Michael Lewis – not the Eagles safety – is back with his latest piece of excellent sports writing in the New York Times Magazine sports supplement. Good stuff, and a highly recommended read.

The subject of the piece is one that is near and dear to the hearts of the Giants faithful: one Duane Charles Parcells. (How you get “Bill” out of that, I do not know. Why not just “Ed,” or “Steve?” And how funny is it that Parcells’ name is actually Duane? You gotta love the confluence between black names and WASPy names – my mother has a psychologist friend named “Corliss,” though I don’t think her patients call her “Big Nasty.”)

But anyway, an excellent piece – it follows the old “Monday through Sunday in the Life of the Workaholic Coach” formula, which is always interesting and always works, but what’s really great are Lewis’ insights into Parcells.

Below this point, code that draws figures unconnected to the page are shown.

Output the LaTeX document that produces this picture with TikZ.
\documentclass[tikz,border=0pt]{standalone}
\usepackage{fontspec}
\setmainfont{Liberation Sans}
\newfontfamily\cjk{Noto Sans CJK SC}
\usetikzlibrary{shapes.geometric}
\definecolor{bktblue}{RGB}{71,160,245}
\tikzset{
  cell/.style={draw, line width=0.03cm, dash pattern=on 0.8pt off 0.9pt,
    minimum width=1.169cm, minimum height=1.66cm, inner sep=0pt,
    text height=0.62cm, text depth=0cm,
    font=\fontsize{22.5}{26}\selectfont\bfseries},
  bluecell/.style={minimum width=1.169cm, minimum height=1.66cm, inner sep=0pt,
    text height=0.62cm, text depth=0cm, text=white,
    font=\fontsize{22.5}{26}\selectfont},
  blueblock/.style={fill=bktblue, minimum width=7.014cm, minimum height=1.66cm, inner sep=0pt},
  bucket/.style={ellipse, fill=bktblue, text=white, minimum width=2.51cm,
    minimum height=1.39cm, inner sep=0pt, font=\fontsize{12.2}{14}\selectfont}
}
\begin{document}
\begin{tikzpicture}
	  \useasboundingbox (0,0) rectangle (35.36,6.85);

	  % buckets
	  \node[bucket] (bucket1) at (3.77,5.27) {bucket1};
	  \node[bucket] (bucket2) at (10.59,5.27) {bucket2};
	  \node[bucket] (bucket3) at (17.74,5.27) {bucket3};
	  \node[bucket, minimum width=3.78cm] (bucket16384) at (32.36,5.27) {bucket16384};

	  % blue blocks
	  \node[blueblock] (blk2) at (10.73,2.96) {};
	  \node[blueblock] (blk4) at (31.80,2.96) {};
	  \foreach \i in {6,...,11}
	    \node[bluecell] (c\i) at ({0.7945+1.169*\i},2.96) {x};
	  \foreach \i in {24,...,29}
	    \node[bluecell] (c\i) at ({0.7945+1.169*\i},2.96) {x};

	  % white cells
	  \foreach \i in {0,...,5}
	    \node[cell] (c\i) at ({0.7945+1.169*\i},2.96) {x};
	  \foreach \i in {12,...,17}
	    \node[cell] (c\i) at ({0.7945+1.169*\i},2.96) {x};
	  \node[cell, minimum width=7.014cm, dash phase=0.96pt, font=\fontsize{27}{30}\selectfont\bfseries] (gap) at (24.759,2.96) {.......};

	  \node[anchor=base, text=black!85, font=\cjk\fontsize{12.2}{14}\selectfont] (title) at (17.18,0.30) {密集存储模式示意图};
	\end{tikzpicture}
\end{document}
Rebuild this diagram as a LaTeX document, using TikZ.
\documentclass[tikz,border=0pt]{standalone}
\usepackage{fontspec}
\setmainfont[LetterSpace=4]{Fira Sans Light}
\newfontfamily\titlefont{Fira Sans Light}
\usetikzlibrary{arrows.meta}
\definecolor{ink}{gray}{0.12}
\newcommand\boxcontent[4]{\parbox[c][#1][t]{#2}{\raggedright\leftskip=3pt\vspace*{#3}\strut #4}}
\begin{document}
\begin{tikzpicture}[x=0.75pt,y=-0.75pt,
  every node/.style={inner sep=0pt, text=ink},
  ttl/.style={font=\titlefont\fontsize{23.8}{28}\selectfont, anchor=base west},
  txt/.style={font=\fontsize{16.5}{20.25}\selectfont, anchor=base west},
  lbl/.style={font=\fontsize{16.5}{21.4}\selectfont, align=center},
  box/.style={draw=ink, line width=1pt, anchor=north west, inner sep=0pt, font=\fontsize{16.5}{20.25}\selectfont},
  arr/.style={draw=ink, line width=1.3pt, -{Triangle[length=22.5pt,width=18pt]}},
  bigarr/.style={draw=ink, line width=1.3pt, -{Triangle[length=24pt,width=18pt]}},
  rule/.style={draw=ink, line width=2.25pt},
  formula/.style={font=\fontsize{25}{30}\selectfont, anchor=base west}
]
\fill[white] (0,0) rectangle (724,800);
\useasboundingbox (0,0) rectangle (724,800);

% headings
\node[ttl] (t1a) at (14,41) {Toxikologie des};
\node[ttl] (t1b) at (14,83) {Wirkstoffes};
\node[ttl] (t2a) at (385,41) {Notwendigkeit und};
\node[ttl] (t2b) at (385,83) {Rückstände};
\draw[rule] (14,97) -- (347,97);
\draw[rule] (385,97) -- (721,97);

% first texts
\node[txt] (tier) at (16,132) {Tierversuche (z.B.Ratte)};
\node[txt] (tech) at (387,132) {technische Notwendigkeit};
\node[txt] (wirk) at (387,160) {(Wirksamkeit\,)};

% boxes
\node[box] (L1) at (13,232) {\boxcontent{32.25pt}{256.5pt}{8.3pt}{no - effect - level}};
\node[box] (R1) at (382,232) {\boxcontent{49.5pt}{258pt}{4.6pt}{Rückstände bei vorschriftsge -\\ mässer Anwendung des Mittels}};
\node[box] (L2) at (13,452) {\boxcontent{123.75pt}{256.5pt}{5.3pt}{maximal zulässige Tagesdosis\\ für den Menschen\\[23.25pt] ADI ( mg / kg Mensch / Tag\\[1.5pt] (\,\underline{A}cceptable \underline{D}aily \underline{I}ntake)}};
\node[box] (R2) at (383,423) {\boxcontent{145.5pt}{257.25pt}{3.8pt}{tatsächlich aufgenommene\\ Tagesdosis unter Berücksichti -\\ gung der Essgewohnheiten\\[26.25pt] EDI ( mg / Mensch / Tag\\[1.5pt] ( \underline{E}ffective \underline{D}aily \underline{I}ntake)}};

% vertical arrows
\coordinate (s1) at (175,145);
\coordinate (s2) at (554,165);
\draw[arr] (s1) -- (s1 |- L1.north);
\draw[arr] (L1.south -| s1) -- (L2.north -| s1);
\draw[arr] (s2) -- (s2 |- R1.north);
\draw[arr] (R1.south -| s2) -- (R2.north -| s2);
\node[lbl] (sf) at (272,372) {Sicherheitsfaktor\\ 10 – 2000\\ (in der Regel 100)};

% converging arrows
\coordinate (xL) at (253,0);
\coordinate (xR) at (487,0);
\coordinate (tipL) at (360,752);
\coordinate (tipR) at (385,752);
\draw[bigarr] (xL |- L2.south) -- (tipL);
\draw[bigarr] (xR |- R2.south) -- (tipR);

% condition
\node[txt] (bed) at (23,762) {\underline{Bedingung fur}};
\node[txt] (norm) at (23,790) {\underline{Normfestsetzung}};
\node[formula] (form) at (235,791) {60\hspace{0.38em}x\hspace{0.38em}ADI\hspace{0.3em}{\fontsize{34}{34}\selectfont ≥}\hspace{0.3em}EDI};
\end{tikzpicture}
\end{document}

Parcells’ massive ego certainly doesn’t manifest itself in material possessions. How’s this image: “Right now he is living alone in what amounts to a hotel room in Irving, Texas, whose sole virtue is that it is a 10-minute drive to both the Cowboys practice facility and Texas Stadium.”

Or this one: “His office is vast and impersonal and without a trace of self-importance. Parcells has had his picture taken with presidents and movie stars, but the only photograph in the office lies facedown on a bookshelf. He turns it over to reveal a snapshot of him with three tough-looking young men – tattoos, sleeveless shirts – from a boxing gym in North Jersey he likes to visit.”

The Parcells of Lewis’ article can basically be boiled down to an anecdote about a middleweight boxing match, where the underdog absorbed an extraordinary amount of punishment from his physically superior opponent but through sheer will power, managed to stay on his feet. Eventually, the favorite got tired, let up slightly, and was knocked out by the opportunistic underdog.

In the locker room after the fight, the fighters are separated only by a thin curtain. The favorite hears the underdog telling his trainers about all the times during the fight that he wanted to quit.

“At that moment,” says Parcells. “[The favorite] began to weep…. He was crying because for the first time he understood [the underdog] had felt the same way he had and worse. The only thing that separated the guy talking from the guy crying was what they had done. The coward and the hero feel the same emotions. They’re both human.”

This is Parcells in a nutshell, according to Lewis, a man “whose life has been defined by the pressure of competition and his response to it…. Even if you have millions in the bank and everyone around you tells you that you’re a success, you seek out that uncomfortable place.”